Running River School’s curriculum connects children with the natural world. We weave environmental/earth education into all curricula, returning over and over to our interdependence with the natural world. We hike once a week (the K-1 class hikes twice), visiting Boulder County Open Spaces and Mountain Parks as well as the high mountains. We always begin with EXPERIENCE. The children explore, ask questions, make observations, and play. We also play nature games that awaken the senses and enhance observations of the environment, from the visible phenomena to invisible qualities (such as the strength of trees or the calm of a pond). In the classroom, we discuss our observations, using them as guideposts that deepen our understanding and connection to nature.

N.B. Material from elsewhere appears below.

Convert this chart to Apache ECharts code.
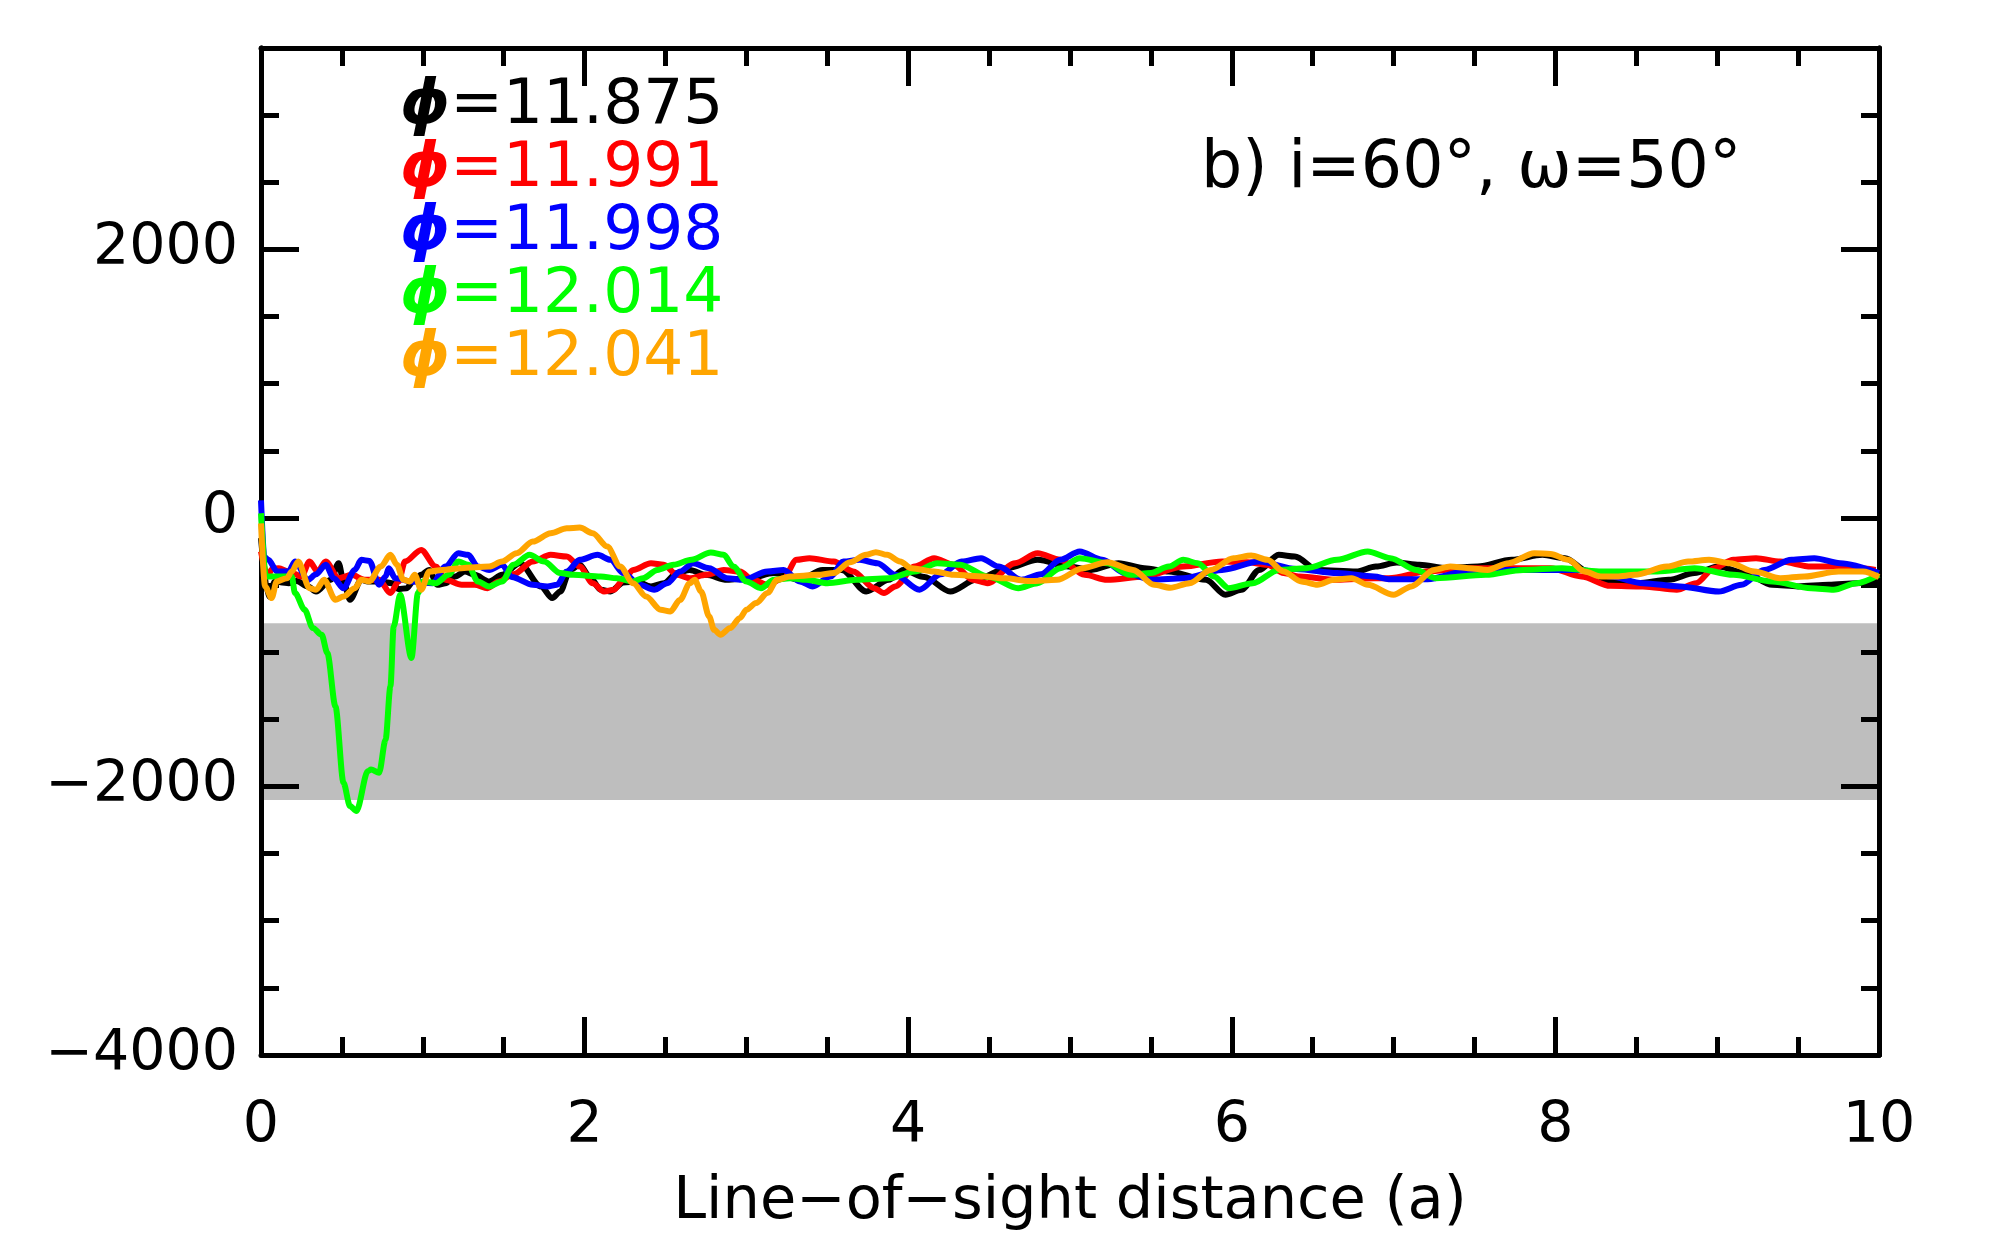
<!DOCTYPE html>
<html>
<head>
<meta charset="utf-8">
<script src="https://cdn.jsdelivr.net/npm/echarts@6/dist/echarts.min.js"></script>
<style>
  html, body { margin: 0; padding: 0; background: #fff; }
  #chart { width: 2000px; height: 1243px; }
</style>
</head>
<body>
<div id="chart"></div>
<script>
// values: [distance (a), value]
const phi11875 = [[0,-150],[0.045,-585],[0.087,-473],[0.13,-480],[0.17,-486],[0.22,-470],[0.29,-510],[0.34,-548],[0.43,-461],[0.48,-337],[0.51,-473],[0.55,-610],[0.62,-461],[0.66,-473],[0.73,-473],[0.81,-486],[0.85,-530],[0.90,-523],[0.94,-473],[0.99,-424],[1.04,-387],[1.09,-498],[1.14,-486],[1.2,-436],[1.26,-399],[1.32,-424],[1.41,-473],[1.49,-424],[1.60,-337],[1.73,-510],[1.80,-597],[1.85,-548],[1.91,-387],[1.97,-349],[2.03,-436],[2.10,-535],[2.16,-548],[2.24,-480],[2.32,-473],[2.41,-510],[2.49,-486],[2.57,-411],[2.65,-387],[2.75,-424],[2.88,-461],[3.02,-449],[3.17,-411],[3.33,-461],[3.47,-387],[3.59,-387],[3.74,-548],[3.88,-461],[3.97,-387],[4.10,-440],[4.26,-548],[4.42,-461],[4.61,-374],[4.80,-312],[4.99,-362],[5.13,-387],[5.30,-337],[5.46,-374],[5.61,-399],[5.84,-461],[5.96,-572],[6.06,-535],[6.17,-387],[6.29,-275],[6.39,-287],[6.53,-387],[6.77,-399],[6.89,-362],[7.02,-332],[7.16,-349],[7.33,-374],[7.52,-362],[7.73,-312],[7.92,-275],[8.06,-300],[8.20,-399],[8.34,-473],[8.51,-486],[8.70,-461],[8.86,-411],[9.01,-362],[9.17,-411],[9.34,-498],[9.50,-510],[9.69,-498],[9.86,-486],[10.0,-461]];
const phi11991 = [[0,-250],[0.04,-430],[0.07,-380],[0.11,-374],[0.17,-399],[0.25,-436],[0.30,-325],[0.35,-399],[0.40,-325],[0.48,-449],[0.56,-424],[0.64,-461],[0.73,-461],[0.80,-560],[0.85,-473],[0.89,-325],[0.99,-238],[1.08,-362],[1.14,-461],[1.24,-498],[1.32,-498],[1.40,-523],[1.47,-473],[1.56,-420],[1.68,-325],[1.79,-275],[1.89,-287],[1.97,-362],[2.05,-486],[2.12,-548],[2.18,-535],[2.24,-461],[2.30,-387],[2.41,-337],[2.49,-349],[2.57,-424],[2.65,-449],[2.75,-424],[2.86,-387],[2.96,-399],[3.04,-461],[3.13,-498],[3.23,-449],[3.31,-312],[3.39,-300],[3.54,-325],[3.66,-399],[3.79,-523],[3.85,-560],[3.92,-510],[4.04,-362],[4.16,-300],[4.28,-349],[4.40,-461],[4.49,-486],[4.66,-337],[4.80,-263],[4.94,-312],[5.09,-424],[5.23,-461],[5.46,-436],[5.70,-362],[5.94,-325],[6.10,-330],[6.22,-349],[6.32,-411],[6.42,-436],[6.65,-461],[6.88,-449],[6.97,-449],[7.21,-399],[7.44,-374],[7.68,-374],[7.97,-374],[8.16,-436],[8.34,-506],[8.54,-510],[8.75,-535],[8.87,-486],[8.98,-374],[9.10,-312],[9.24,-300],[9.39,-325],[9.58,-362],[9.76,-362],[9.98,-387]];
const phi11998 = [[0,130],[0.02,-290],[0.045,-312],[0.10,-399],[0.17,-399],[0.21,-325],[0.29,-461],[0.34,-420],[0.40,-349],[0.45,-449],[0.51,-523],[0.58,-387],[0.62,-312],[0.67,-320],[0.73,-498],[0.77,-436],[0.79,-374],[0.83,-449],[0.93,-473],[1.06,-486],[1.14,-362],[1.22,-263],[1.28,-275],[1.34,-362],[1.41,-387],[1.49,-349],[1.55,-440],[1.68,-498],[1.77,-510],[1.83,-498],[1.89,-399],[1.97,-312],[2.08,-275],[2.16,-312],[2.24,-411],[2.34,-498],[2.43,-535],[2.51,-486],[2.59,-399],[2.67,-337],[2.77,-374],[2.88,-449],[2.98,-461],[3.13,-399],[3.23,-387],[3.33,-473],[3.41,-510],[3.52,-436],[3.60,-325],[3.70,-312],[3.81,-337],[3.92,-424],[4.07,-535],[4.20,-420],[4.33,-325],[4.45,-300],[4.56,-362],[4.70,-461],[4.82,-420],[4.94,-312],[5.06,-250],[5.20,-312],[5.34,-411],[5.51,-461],[5.70,-449],[5.94,-387],[6.17,-325],[6.40,-380],[6.65,-411],[6.88,-436],[6.97,-456],[7.21,-456],[7.44,-399],[7.68,-387],[7.92,-387],[8.16,-387],[8.34,-436],[8.54,-486],[8.77,-510],[9.01,-548],[9.15,-498],[9.29,-387],[9.46,-312],[9.60,-300],[9.76,-337],[10.0,-411]];
const phi12014 = [[0,35],[0.03,-436],[0.19,-436],[0.21,-560],[0.27,-684],[0.32,-820],[0.375,-870],[0.41,-1006],[0.46,-1403],[0.51,-1973],[0.55,-2146],[0.59,-2183],[0.66,-1886],[0.68,-1874],[0.73,-1898],[0.77,-1650],[0.80,-1254],[0.82,-808],[0.86,-572],[0.93,-1043],[0.97,-560],[1.0,-473],[1.08,-486],[1.16,-424],[1.22,-325],[1.28,-349],[1.34,-473],[1.41,-510],[1.49,-473],[1.56,-349],[1.66,-275],[1.75,-325],[1.85,-411],[1.93,-424],[2.10,-436],[2.20,-449],[2.30,-473],[2.36,-449],[2.45,-387],[2.55,-349],[2.66,-312],[2.78,-258],[2.86,-275],[2.92,-362],[3.00,-473],[3.09,-523],[3.17,-461],[3.27,-449],[3.37,-461],[3.50,-486],[3.68,-461],[3.88,-449],[4.04,-399],[4.18,-337],[4.32,-349],[4.50,-440],[4.68,-523],[4.80,-486],[4.94,-374],[5.06,-300],[5.23,-337],[5.37,-424],[5.50,-410],[5.61,-362],[5.70,-312],[5.79,-337],[5.89,-436],[5.98,-523],[6.13,-486],[6.29,-387],[6.46,-374],[6.65,-312],[6.84,-250],[6.98,-300],[7.14,-387],[7.26,-449],[7.57,-424],[7.80,-387],[8.04,-374],[8.27,-399],[8.63,-399],[8.86,-374],[9.10,-424],[9.34,-473],[9.58,-523],[9.72,-535],[9.86,-486],[10.0,-424]];
const phi12041 = [[0,-40],[0.025,-510],[0.066,-597],[0.097,-473],[0.16,-449],[0.19,-399],[0.23,-325],[0.30,-523],[0.34,-535],[0.39,-461],[0.46,-610],[0.51,-585],[0.58,-523],[0.62,-461],[0.67,-473],[0.74,-362],[0.80,-275],[0.84,-349],[0.88,-461],[0.92,-473],[0.95,-424],[0.99,-535],[1.04,-399],[1.12,-387],[1.24,-374],[1.41,-362],[1.49,-325],[1.58,-263],[1.68,-176],[1.79,-114],[1.89,-77],[1.97,-72],[2.05,-114],[2.14,-213],[2.22,-362],[2.30,-486],[2.38,-585],[2.47,-684],[2.53,-696],[2.59,-610],[2.65,-486],[2.68,-461],[2.72,-548],[2.77,-734],[2.80,-833],[2.84,-870],[2.90,-820],[2.96,-746],[3.00,-684],[3.06,-634],[3.13,-560],[3.19,-461],[3.27,-436],[3.44,-424],[3.54,-411],[3.64,-330],[3.74,-275],[3.80,-255],[3.87,-275],[3.95,-325],[4.02,-374],[4.16,-399],[4.28,-424],[4.47,-436],[4.60,-450],[4.75,-470],[4.92,-461],[5.08,-374],[5.23,-330],[5.39,-387],[5.52,-498],[5.62,-520],[5.74,-486],[5.87,-387],[6.01,-300],[6.12,-280],[6.22,-312],[6.32,-399],[6.43,-473],[6.53,-498],[6.63,-461],[6.74,-449],[6.84,-498],[7.00,-572],[7.11,-510],[7.25,-387],[7.35,-362],[7.46,-374],[7.58,-387],[7.71,-337],[7.87,-263],[7.97,-268],[8.08,-312],[8.18,-399],[8.28,-436],[8.38,-436],[8.49,-424],[8.69,-362],[8.82,-325],[8.95,-312],[9.08,-337],[9.23,-399],[9.39,-449],[9.54,-436],[9.75,-399],[9.90,-399],[10.0,-440]];

const seriesNames = ['ϕ=11.875', 'ϕ=11.991', 'ϕ=11.998', 'ϕ=12.014', 'ϕ=12.041'];
const seriesColors = ['#000000', '#ff0000', '#0000ff', '#00ff00', '#ffa500'];
const seriesData = [phi11875, phi11991, phi11998, phi12014, phi12041];
const bandRange = [-2100, -785];   // grey band
const xRange = [0, 10];
const yRange = [-4000, 3500];

const FONT = '"DejaVu Sans", sans-serif';
const chart = echarts.init(document.getElementById('chart'));

// one y axis for the long ticks + labels, one for the short 500 ticks, on each side
const yAxisBase = (pos, interval, len, labels) => ({
  type: 'value',
  position: pos,
  min: yRange[0],
  max: yRange[1],
  interval: interval,
  z: 2,
  splitLine: { show: false },
  axisLine: { show: true, onZero: false, lineStyle: { color: '#000', width: 5 } },
  axisTick: { show: true, inside: true, length: len, lineStyle: { color: '#000', width: 5 } },
  axisLabel: {
    show: labels,
    margin: 23,
    color: '#000',
    fontFamily: FONT,
    fontSize: 57,
    formatter: v => (v % 2000 === 0 ? String(v).replace('-', '\u2212') : '')
  }
});

const xAxisBase = (pos, labels) => ({
  type: 'value',
  position: pos,
  min: xRange[0],
  max: xRange[1],
  interval: 2,
  z: 2,
  splitLine: { show: false },
  axisLine: { show: true, onZero: false, lineStyle: { color: '#000', width: 5 } },
  axisTick: { show: true, inside: true, length: 38, lineStyle: { color: '#000', width: 5 } },
  minorTick: { show: true, splitNumber: 4, length: 18, lineStyle: { color: '#000', width: 5 } },
  minorSplitLine: { show: false },
  axisLabel: { show: labels, margin: 44, color: '#000', fontFamily: FONT, fontSize: 57 },
  name: labels ? 'Line\u2212of\u2212sight distance (a)' : '',
  nameLocation: 'middle',
  nameGap: 118,
  nameTextStyle: { color: '#000', fontFamily: FONT, fontSize: 59 }
});

const option = {
  animation: false,
  backgroundColor: '#fff',
  grid: { left: 261, right: 121, top: 48, bottom: 188 },
  xAxis: [xAxisBase('bottom', true), xAxisBase('top', false)],
  yAxis: [
    yAxisBase('left', 2000, 38, true),
    yAxisBase('left', 500, 18, false),
    yAxisBase('right', 2000, 38, false),
    yAxisBase('right', 500, 18, false)
  ],
  legend: {
    orient: 'vertical',
    left: 390,
    top: 70,
    itemGap: 0,
    itemWidth: 0,
    itemHeight: 0,
    icon: 'rect',
    selectedMode: false,
    formatter: n => '{p|\u03d5}' + n.slice(1),
    textStyle: {
      fontFamily: FONT,
      fontSize: 63,
      lineHeight: 61.5,
      rich: { p: { fontFamily: FONT, fontSize: 63, fontStyle: 'italic', fontWeight: 'bold', lineHeight: 61.5 } }
    },
    data: seriesNames.map((n, i) => ({ name: n, textStyle: { color: seriesColors[i] } }))
  },
  graphic: [{
    type: 'text',
    left: 1201,
    top: 138,
    z: 10,
    style: { text: 'b) i=60°, ω=50°', font: '65px "DejaVu Sans"', fill: '#000' }
  }],
  series: seriesData.map((d, i) => ({
    name: seriesNames[i],
    type: 'line',
    data: d,
    z: 3,
    symbol: 'none',
    smooth: 0.3,
    smoothMonotone: 'x',
    color: seriesColors[i],
    lineStyle: { color: seriesColors[i], width: 6 },
    markArea: i === 0 ? {
      silent: true,
      z: 1,
      itemStyle: { color: '#bebebe', opacity: 1 },
      data: [[{ xAxis: xRange[0], yAxis: bandRange[1] }, { xAxis: xRange[1], yAxis: bandRange[0] }]]
    } : undefined
  }))
};

chart.setOption(option);
</script>
</body>
</html>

We are then able to move between nature – with all its diversity, complexity, mystery and wonder – and the classroom.

Some kinds of learning can only take place being in wild places. We observe the centering and calming quality that comes from being in nature, a vital ingredient for the healthy development of the whole child. We spend contemplative time in nature doing silent walks, art, journaling, quiet-time and what we call impressions work. This is the work of learning to receive the qualities housed in different forms, or impressions, of nature.

The Village Phenomenon

Hiking takes place one to two times a week. On each hike, we find time for open play. This is where we discover the village phenomenon. The younger children often play/act hunting, gathering, building, cooking, nesting and protecting. For hours, children play with no input from the adults. Little shelters with cooking areas, utensils, food, bedrooms, clothing, animals, babies, and hunting weapons magically appear. Older children tend to explore, find challenges, create more complex games, or just hang out talking. On some hikes we find all the children immersed in the village play. It is through play – exploring and manipulating the environment – that children merge with nature, coming back to what has been appropriately named “having a sense of place.” In their words: “This is the earth, my home; I am part of it, it is part of me.” This deep and personal connection forges an indivisible feeling of responsibility for nature’s safety and health.